Exercise brief - Reproduce nothing but the lines from the start of the material through the line that includes "const yTicks = [-30, -20, -10, 0, 10, 20, 30];", both ends included, and omit every picture.
-- BEGIN --
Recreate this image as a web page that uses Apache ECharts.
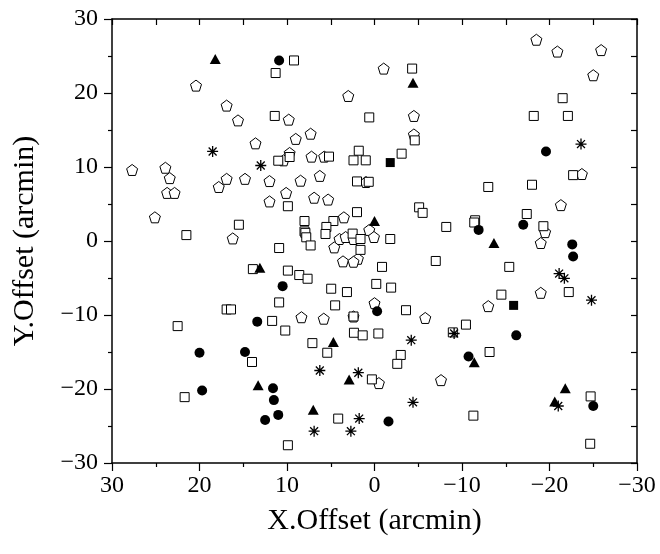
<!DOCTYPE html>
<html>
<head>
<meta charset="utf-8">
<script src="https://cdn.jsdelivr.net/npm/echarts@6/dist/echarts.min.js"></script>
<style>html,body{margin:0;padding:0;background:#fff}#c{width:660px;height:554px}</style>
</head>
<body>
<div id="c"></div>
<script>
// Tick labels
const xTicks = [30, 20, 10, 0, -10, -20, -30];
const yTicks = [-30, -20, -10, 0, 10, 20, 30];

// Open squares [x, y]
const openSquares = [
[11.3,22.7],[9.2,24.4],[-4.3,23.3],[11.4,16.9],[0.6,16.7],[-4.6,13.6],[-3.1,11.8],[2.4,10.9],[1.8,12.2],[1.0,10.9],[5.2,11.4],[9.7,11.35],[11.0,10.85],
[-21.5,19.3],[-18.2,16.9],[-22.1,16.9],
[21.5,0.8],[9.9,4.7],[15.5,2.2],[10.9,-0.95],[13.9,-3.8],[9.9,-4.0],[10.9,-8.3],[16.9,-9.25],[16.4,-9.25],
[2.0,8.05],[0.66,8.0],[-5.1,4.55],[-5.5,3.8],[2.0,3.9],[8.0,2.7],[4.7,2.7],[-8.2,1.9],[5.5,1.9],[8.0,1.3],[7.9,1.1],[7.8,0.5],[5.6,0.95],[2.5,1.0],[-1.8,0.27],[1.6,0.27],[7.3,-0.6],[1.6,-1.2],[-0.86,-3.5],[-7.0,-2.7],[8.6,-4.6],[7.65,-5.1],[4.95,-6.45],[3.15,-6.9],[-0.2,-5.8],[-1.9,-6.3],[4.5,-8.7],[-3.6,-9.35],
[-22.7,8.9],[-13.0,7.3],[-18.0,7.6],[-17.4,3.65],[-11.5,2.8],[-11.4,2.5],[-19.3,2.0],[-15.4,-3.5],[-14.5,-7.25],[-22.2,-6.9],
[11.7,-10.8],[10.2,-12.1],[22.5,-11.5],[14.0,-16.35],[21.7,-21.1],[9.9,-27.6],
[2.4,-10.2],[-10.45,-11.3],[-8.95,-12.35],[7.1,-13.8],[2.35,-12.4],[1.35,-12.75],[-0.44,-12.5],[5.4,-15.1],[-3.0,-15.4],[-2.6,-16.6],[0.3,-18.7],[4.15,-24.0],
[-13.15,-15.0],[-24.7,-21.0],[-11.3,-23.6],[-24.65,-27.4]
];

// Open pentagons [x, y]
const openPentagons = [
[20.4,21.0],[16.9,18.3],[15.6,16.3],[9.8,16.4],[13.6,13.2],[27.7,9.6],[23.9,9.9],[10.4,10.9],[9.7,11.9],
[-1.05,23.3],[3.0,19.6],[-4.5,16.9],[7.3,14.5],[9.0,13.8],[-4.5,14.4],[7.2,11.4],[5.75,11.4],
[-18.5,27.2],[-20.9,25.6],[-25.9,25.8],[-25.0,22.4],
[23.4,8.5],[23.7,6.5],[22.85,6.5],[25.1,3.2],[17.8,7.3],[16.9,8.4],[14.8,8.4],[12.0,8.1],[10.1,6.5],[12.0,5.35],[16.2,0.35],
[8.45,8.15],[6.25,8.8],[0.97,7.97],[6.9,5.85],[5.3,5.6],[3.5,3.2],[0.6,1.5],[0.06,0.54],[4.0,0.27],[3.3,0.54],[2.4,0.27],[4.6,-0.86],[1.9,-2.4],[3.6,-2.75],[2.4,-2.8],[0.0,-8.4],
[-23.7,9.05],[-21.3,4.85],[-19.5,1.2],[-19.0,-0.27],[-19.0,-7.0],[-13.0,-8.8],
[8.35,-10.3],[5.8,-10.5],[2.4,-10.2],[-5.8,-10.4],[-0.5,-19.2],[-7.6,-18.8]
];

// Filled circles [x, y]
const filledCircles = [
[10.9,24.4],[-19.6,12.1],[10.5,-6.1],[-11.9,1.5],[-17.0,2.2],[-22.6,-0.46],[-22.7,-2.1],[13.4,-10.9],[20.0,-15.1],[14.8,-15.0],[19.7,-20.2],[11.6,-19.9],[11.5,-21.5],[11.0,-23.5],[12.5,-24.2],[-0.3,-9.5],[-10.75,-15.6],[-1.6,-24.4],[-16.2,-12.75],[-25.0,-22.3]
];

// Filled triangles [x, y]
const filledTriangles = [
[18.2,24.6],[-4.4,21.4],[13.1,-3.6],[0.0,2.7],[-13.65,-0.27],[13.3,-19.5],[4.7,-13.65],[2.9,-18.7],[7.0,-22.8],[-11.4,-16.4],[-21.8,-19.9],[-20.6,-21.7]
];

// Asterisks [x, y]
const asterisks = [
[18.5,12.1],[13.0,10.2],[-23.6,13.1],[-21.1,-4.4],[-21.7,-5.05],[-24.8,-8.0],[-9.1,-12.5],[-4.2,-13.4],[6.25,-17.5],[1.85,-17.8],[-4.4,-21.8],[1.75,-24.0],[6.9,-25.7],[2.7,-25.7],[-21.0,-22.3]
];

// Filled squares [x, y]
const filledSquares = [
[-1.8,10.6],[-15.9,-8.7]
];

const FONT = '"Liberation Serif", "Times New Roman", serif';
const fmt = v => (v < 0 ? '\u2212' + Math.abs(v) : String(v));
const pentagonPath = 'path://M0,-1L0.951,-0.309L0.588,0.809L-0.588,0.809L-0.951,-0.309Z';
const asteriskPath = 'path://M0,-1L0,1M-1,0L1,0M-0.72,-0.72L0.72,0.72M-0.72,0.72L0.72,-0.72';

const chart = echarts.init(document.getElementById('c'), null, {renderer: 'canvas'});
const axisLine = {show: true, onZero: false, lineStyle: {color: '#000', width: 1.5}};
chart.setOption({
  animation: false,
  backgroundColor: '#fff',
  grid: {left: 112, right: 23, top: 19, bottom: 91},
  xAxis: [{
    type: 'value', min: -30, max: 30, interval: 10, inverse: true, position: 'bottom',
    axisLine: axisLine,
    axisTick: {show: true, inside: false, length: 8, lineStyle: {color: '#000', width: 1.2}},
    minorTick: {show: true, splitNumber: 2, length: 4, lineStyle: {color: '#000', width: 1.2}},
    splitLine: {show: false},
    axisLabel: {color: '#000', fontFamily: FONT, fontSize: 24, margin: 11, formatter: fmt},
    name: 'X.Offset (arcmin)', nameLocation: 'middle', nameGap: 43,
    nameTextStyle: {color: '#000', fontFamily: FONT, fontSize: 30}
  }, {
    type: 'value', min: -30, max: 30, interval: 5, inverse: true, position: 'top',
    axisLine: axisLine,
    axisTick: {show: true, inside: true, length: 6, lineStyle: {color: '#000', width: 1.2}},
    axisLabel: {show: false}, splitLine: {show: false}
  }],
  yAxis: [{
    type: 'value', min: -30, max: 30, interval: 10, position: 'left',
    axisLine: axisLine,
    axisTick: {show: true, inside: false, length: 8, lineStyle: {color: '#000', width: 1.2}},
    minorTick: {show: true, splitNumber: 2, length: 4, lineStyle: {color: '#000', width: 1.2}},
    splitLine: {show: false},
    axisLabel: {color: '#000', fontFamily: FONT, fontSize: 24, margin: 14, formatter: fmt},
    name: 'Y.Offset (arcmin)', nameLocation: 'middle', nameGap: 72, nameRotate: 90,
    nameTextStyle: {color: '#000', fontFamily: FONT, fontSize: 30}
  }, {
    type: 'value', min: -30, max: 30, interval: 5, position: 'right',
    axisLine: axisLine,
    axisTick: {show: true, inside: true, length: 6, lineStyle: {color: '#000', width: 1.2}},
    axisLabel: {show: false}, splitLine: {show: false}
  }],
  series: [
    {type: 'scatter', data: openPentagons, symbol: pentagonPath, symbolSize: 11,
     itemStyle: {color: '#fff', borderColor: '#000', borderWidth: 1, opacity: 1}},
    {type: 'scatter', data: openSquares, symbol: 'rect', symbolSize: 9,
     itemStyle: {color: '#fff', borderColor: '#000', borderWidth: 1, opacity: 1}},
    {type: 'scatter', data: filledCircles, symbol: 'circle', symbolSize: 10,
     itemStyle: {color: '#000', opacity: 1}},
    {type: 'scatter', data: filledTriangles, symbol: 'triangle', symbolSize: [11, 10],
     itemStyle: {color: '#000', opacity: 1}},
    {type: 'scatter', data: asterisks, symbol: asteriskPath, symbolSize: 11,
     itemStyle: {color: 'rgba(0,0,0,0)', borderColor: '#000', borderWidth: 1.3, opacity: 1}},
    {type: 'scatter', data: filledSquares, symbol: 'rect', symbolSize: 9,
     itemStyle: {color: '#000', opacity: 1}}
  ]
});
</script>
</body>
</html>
-- END --
Solution for this exercise -
Recreate this image as a web page that uses Apache ECharts.
<!DOCTYPE html>
<html>
<head>
<meta charset="utf-8">
<script src="https://cdn.jsdelivr.net/npm/echarts@6/dist/echarts.min.js"></script>
<style>html,body{margin:0;padding:0;background:#fff}#c{width:660px;height:554px}</style>
</head>
<body>
<div id="c"></div>
<script>
// Tick labels
const xTicks = [30, 20, 10, 0, -10, -20, -30];
const yTicks = [-30, -20, -10, 0, 10, 20, 30];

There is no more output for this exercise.